Lines of data:
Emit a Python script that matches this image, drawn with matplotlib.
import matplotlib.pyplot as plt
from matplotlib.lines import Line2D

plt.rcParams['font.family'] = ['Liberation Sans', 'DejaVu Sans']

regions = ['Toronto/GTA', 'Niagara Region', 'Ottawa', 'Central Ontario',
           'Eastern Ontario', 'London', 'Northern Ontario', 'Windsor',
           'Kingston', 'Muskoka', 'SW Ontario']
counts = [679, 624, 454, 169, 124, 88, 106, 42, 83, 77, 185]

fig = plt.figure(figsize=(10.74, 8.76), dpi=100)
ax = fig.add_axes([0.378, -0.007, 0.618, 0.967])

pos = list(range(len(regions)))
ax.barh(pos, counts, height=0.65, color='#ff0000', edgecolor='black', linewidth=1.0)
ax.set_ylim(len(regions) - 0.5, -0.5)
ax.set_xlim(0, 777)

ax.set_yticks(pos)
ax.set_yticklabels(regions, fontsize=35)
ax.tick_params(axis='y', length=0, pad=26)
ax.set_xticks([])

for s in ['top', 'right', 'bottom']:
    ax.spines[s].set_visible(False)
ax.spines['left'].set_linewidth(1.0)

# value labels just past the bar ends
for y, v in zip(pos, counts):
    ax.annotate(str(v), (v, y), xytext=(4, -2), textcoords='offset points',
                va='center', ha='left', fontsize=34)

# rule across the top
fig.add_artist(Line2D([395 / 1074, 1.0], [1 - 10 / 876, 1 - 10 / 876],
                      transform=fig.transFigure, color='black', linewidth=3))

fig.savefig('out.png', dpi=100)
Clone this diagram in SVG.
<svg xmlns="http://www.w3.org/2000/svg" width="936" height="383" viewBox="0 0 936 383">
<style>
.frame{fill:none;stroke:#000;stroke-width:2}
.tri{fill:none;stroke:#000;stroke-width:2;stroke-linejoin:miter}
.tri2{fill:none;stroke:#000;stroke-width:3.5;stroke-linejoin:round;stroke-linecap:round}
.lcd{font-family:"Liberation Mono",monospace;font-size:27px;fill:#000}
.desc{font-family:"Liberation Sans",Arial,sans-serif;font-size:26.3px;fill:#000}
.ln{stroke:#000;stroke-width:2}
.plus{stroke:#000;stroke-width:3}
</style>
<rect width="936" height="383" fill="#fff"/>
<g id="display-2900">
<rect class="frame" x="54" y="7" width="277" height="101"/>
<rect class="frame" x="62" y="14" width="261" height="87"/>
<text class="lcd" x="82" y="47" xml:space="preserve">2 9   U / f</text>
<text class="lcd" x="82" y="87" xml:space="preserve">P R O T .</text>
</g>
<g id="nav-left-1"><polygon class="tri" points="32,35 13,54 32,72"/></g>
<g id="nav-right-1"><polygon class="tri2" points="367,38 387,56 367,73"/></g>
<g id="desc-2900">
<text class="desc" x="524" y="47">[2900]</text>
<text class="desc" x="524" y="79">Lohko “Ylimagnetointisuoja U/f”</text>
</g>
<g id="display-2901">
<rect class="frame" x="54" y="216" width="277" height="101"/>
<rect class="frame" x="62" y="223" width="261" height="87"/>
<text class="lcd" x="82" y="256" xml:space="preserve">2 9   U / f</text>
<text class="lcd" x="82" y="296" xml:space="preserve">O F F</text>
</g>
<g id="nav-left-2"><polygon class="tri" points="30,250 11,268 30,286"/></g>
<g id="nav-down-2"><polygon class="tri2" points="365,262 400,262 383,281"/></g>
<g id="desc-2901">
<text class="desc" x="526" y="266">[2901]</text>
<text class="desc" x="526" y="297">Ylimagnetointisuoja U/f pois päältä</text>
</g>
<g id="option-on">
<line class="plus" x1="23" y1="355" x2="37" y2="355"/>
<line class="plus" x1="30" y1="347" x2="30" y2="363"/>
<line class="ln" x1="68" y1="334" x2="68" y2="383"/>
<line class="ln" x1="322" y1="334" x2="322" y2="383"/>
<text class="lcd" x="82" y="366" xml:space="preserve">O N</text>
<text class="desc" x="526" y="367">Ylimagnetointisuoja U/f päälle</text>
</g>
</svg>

The request >> Write the material out exactly, with nothing left out.

Task solution >>
Emit a Python script that matches this image, drawn with matplotlib.
import matplotlib.pyplot as plt
from matplotlib.lines import Line2D

plt.rcParams['font.family'] = ['Liberation Sans', 'DejaVu Sans']

regions = ['Toronto/GTA', 'Niagara Region', 'Ottawa', 'Central Ontario',
           'Eastern Ontario', 'London', 'Northern Ontario', 'Windsor',
           'Kingston', 'Muskoka', 'SW Ontario']
counts = [679, 624, 454, 169, 124, 88, 106, 42, 83, 77, 185]

fig = plt.figure(figsize=(10.74, 8.76), dpi=100)
ax = fig.add_axes([0.378, -0.007, 0.618, 0.967])

pos = list(range(len(regions)))
ax.barh(pos, counts, height=0.65, color='#ff0000', edgecolor='black', linewidth=1.0)
ax.set_ylim(len(regions) - 0.5, -0.5)
ax.set_xlim(0, 777)

ax.set_yticks(pos)
ax.set_yticklabels(regions, fontsize=35)
ax.tick_params(axis='y', length=0, pad=26)
ax.set_xticks([])

for s in ['top', 'right', 'bottom']:
    ax.spines[s].set_visible(False)
ax.spines['left'].set_linewidth(1.0)

# value labels just past the bar ends
for y, v in zip(pos, counts):
    ax.annotate(str(v), (v, y), xytext=(4, -2), textcoords='offset points',
                va='center', ha='left', fontsize=34)

# rule across the top
fig.add_artist(Line2D([395 / 1074, 1.0], [1 - 10 / 876, 1 - 10 / 876],
                      transform=fig.transFigure, color='black', linewidth=3))

fig.savefig('out.png', dpi=100)
Clone this diagram in SVG.
<svg xmlns="http://www.w3.org/2000/svg" width="936" height="383" viewBox="0 0 936 383">
<style>
.frame{fill:none;stroke:#000;stroke-width:2}
.tri{fill:none;stroke:#000;stroke-width:2;stroke-linejoin:miter}
.tri2{fill:none;stroke:#000;stroke-width:3.5;stroke-linejoin:round;stroke-linecap:round}
.lcd{font-family:"Liberation Mono",monospace;font-size:27px;fill:#000}
.desc{font-family:"Liberation Sans",Arial,sans-serif;font-size:26.3px;fill:#000}
.ln{stroke:#000;stroke-width:2}
.plus{stroke:#000;stroke-width:3}
</style>
<rect width="936" height="383" fill="#fff"/>
<g id="display-2900">
<rect class="frame" x="54" y="7" width="277" height="101"/>
<rect class="frame" x="62" y="14" width="261" height="87"/>
<text class="lcd" x="82" y="47" xml:space="preserve">2 9   U / f</text>
<text class="lcd" x="82" y="87" xml:space="preserve">P R O T .</text>
</g>
<g id="nav-left-1"><polygon class="tri" points="32,35 13,54 32,72"/></g>
<g id="nav-right-1"><polygon class="tri2" points="367,38 387,56 367,73"/></g>
<g id="desc-2900">
<text class="desc" x="524" y="47">[2900]</text>
<text class="desc" x="524" y="79">Lohko “Ylimagnetointisuoja U/f”</text>
</g>
<g id="display-2901">
<rect class="frame" x="54" y="216" width="277" height="101"/>
<rect class="frame" x="62" y="223" width="261" height="87"/>
<text class="lcd" x="82" y="256" xml:space="preserve">2 9   U / f</text>
<text class="lcd" x="82" y="296" xml:space="preserve">O F F</text>
</g>
<g id="nav-left-2"><polygon class="tri" points="30,250 11,268 30,286"/></g>
<g id="nav-down-2"><polygon class="tri2" points="365,262 400,262 383,281"/></g>
<g id="desc-2901">
<text class="desc" x="526" y="266">[2901]</text>
<text class="desc" x="526" y="297">Ylimagnetointisuoja U/f pois päältä</text>
</g>
<g id="option-on">
<line class="plus" x1="23" y1="355" x2="37" y2="355"/>
<line class="plus" x1="30" y1="347" x2="30" y2="363"/>
<line class="ln" x1="68" y1="334" x2="68" y2="383"/>
<line class="ln" x1="322" y1="334" x2="322" y2="383"/>
<text class="lcd" x="82" y="366" xml:space="preserve">O N</text>
<text class="desc" x="526" y="367">Ylimagnetointisuoja U/f päälle</text>
</g>
</svg>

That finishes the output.